Set exercise: Look for the word "this" in each line and report the count of matching lines, with nothing added.

## Begin Raw records

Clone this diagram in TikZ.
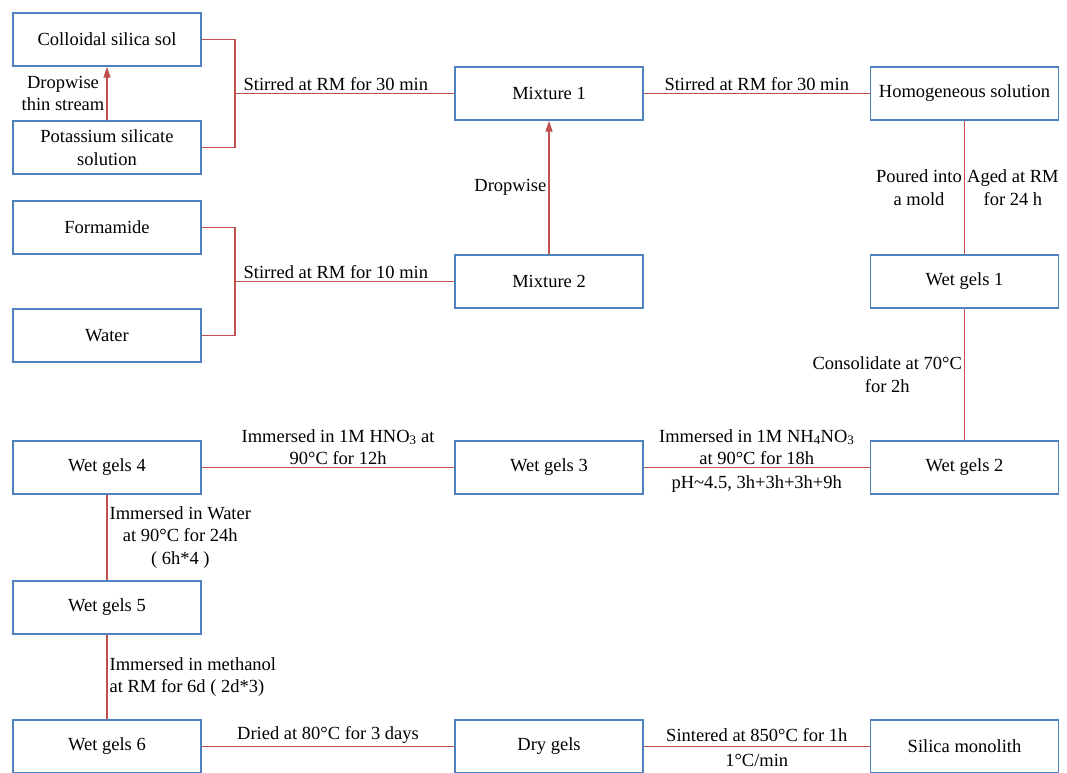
\documentclass[tikz,border=0pt]{standalone}
\usepackage{fontspec}
\setmainfont{Liberation Serif}
\newfontfamily\tnr{Liberation Serif}
\usetikzlibrary{arrows.meta}
\definecolor{boxblue}{HTML}{4F81BD}
\definecolor{linered}{HTML}{C0504D}
\begin{document}
\begin{tikzpicture}[x=1pt,y=-1pt,
  txt/.style={font=\tnr\fontsize{18.5}{22.5}\selectfont},
  box/.style={txt,draw=boxblue,line width=1.4pt,minimum width=188pt,minimum height=53pt,inner sep=0pt,align=center},
  conn/.style={draw=linered,line width=1.3pt},
  arr/.style={conn,-{Triangle[length=11pt,width=7pt]}},
  lbl/.style={txt,inner sep=2pt,align=center},
  lblb/.style={lbl,below,inner sep=8pt}]
\useasboundingbox (0,0) rectangle (1067,772);
% boxes
\node[box] (col) at (107,39.5) {Colloidal silica sol};
\node[box] (pot) at (107,147.5) {Potassium silicate\\solution};
\node[box] (form) at (107,227.5) {Formamide};
\node[box] (water) at (107,335.5) {Water};
\node[box] (mix1) at (549,93.5) {Mixture 1};
\node[box] (mix2) at (549,281.5) {Mixture 2};
\node[box] (homo) at (964.5,93.5) {Homogeneous solution};
\node[box] (wg1) at (964.5,281.5) {Wet gels 1};
\node[box] (wg2) at (964.5,467.5) {Wet gels 2};
\node[box] (wg3) at (549,467.5) {Wet gels 3};
\node[box] (wg4) at (107,467.5) {Wet gels 4};
\node[box] (wg5) at (107,607.5) {Wet gels 5};
\node[box] (wg6) at (107,746.5) {Wet gels 6};
\node[box] (dry) at (549,746.5) {Dry gels};
\node[box] (sil) at (964.5,746.5) {Silica monolith};
% junctions
\coordinate (j1) at (235,93.5);
\coordinate (j2) at (235,281.5);
% connectors
\draw[conn] (col.east) -| (j1) |- (pot.east);
\draw[conn] (j1) -- node[lbl,above,pos=0.46] {Stirred at RM for 30 min} (mix1.west);
\draw[arr] (pot.north) -- node[lbl,left] {Dropwise\\thin stream} (col.south);
\draw[conn] (mix1.east) -- node[lbl,above] {Stirred at RM for 30 min} (homo.west);
\draw[conn] (homo.south) -- node[lbl,left] {Poured into\\a mold} node[lbl,right] {Aged at RM\\for 24 h} (wg1.north);
\draw[conn] (form.east) -| (j2) |- (water.east);
\draw[conn] (j2) -- node[lbl,above,pos=0.46] {Stirred at RM for 10 min} (mix2.west);
\draw[arr] (mix2.north) -- node[lbl,left] {Dropwise} (mix1.south);
\draw[conn] (wg1.south) -- node[lbl,left] {Consolidate at 70°C\\for 2h} (wg2.north);
\draw[conn] (wg2.west) -- node[lbl,above] {Immersed in 1M NH\textsubscript{4}NO\textsubscript{3}\\at 90°C for 18h} node[lblb] {pH\textasciitilde4.5, 3h+3h+3h+9h} (wg3.east);
\draw[conn] (wg3.west) -- node[lbl,above,pos=0.46] {Immersed in 1M HNO\textsubscript{3} at\\90°C for 12h} (wg4.east);
\draw[conn] (wg4.south) -- node[lbl,right] {Immersed in Water\\at 90°C for 24h\\( 6h*4 )} (wg5.north);
\draw[conn] (wg5.south) -- node[lbl,right,align=left] {Immersed in methanol\\at RM for 6d ( 2d*3)} (wg6.north);
\draw[conn] (wg6.east) -- node[lbl,above] {Dried at 80°C for 3 days} (dry.west);
\draw[conn] (dry.east) -- node[lbl,above,inner sep=4pt] {Sintered at 850°C for 1h} node[lblb,inner sep=7pt] {1°C/min} (sil.west);
\end{tikzpicture}
\end{document}
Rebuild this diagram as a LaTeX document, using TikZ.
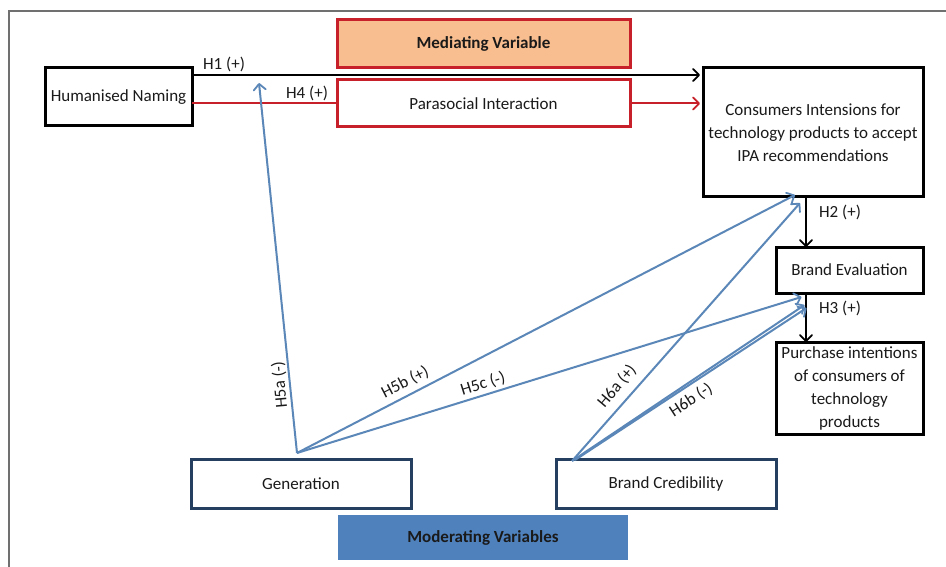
\documentclass[tikz,border=0pt]{standalone}
\usepackage{fontspec}
\setmainfont{Carlito}
\usetikzlibrary{arrows.meta,calc}
\definecolor{boxred}{HTML}{C8202A}
\definecolor{medfill}{HTML}{F9BE8F}
\definecolor{bluearr}{HTML}{5B87B8}
\definecolor{navy}{HTML}{243F60}
\definecolor{modfill}{HTML}{4F81BD}
\definecolor{txt}{HTML}{1A1A1A}
\definecolor{frame}{HTML}{707070}
\tikzset{
  every node/.style={font=\fontsize{17}{23}\selectfont, text=txt, outer sep=0pt, inner sep=0pt},
  blackbox/.style={draw=black, line width=3pt, align=center},
  redbox/.style={draw=boxred, line width=3pt, align=center},
  navybox/.style={draw=navy, line width=3pt, align=center},
  tip/.style={-{Straight Barb[length=6pt,width=12pt,line width=1.8pt,round]}},
  blk/.style={draw=black, line width=1.8pt},
  redln/.style={draw=boxred, line width=2pt},
  blu/.style={draw=bluearr, line width=2pt},
  lab/.style={font=\fontsize{17}{20}\selectfont},
}
\begin{document}
\begin{tikzpicture}[x=1pt,y=-1pt]
\useasboundingbox (0,0) rectangle (946,567);
\fill[white] (0,0) rectangle (946,567);
% outer frame
\draw[frame, line width=1.5pt] (9,567) -- (9,11) -- (946,11);

% nodes
\node[blackbox, minimum width=147, minimum height=58] (hn) at (118.5,97) {Humanised Naming};
\node[redbox, fill=medfill, minimum width=293, minimum height=48, font=\fontsize{17}{23}\selectfont\bfseries] (med) at (483.5,44) {Mediating Variable};
\node[redbox, minimum width=293, minimum height=47] (psi) at (483.5,103.5) {Parasocial Interaction};
\node[blackbox, minimum width=220, minimum height=129] (ci) at (813,132.5) {Consumers Intensions for\\technology products to accept\\IPA recommendations};
\node[blackbox, minimum width=147, minimum height=46] (be) at (849.5,270) {Brand Evaluation};
\node[blackbox, minimum width=147, minimum height=92] (pi) at (849.5,388) {Purchase intentions\\of consumers of\\technology\\products};
\node[navybox, minimum width=220, minimum height=49] (gen) at (301,483.5) {Generation};
\node[navybox, minimum width=220, minimum height=49] (bc) at (666,483.5) {Brand Credibility};
\node[fill=modfill, minimum width=290, minimum height=45, font=\fontsize{17}{23}\selectfont\bfseries] (mod) at (483,537.5) {Moderating Variables};

% H1 and H4
\draw[blk, tip] (hn.east |- 0,75) -- ($(ci.west |- 0,75)+(-3,0)$);
\node[lab] (h1) at (224,64) {H1 (+)};
\draw[redln] (hn.east |- psi.west) -- (psi.west);
\draw[redln, tip] (psi.east) -- ($(ci.west |- psi.east)+(-3,0)$);
\node[lab] (h4) at (307,93) {H4 (+)};

% H2, H3
\draw[blk, tip] (ci.south -| 806,0) -- (be.north -| 806,0);
\node[lab] (h2) at (840,212) {H2 (+)};
\draw[blk, tip] (be.south -| 806,0) -- (pi.north -| 806,0);
\node[lab] (h3) at (840,308) {H3 (+)};

% moderating arrows
\coordinate (gs) at ($(gen.north)+(-4,-6)$);
\coordinate (bs) at ($(bc.north west)+(16,2)$);
\coordinate (h5aend) at (259,83);
\draw[blu, tip] (gs) -- (h5aend);
\draw[blu, tip] (gs) -- ($(ci.south)+(-18,-2)$);
\draw[blu, tip] (gs) -- ($(be.south)+(-48,4)$);
\draw[blu, tip] (bs) -- ($(ci.south)+(-13,6)$);
\draw[blu, tip] (bs) -- ($(be.south)+(-45,12)$);
\draw[blu, tip] ($(bs)+(3,-1)$) -- ($(be.south)+(-43,15)$);

\node[lab, rotate=95] (h5a) at (280,385) {H5a (-)};
\node[lab, rotate=27.3] (h5b) at (405,382) {H5b (+)};
\node[lab, rotate=17.3] (h5c) at (483,384) {H5c (-)};
\node[lab, rotate=49.7] (h6a) at (617,386) {H6a (+)};
\node[lab, rotate=33] (h6b) at (691,400) {H6b (-)};
\end{tikzpicture}
\end{document}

## End Raw records

The output: 2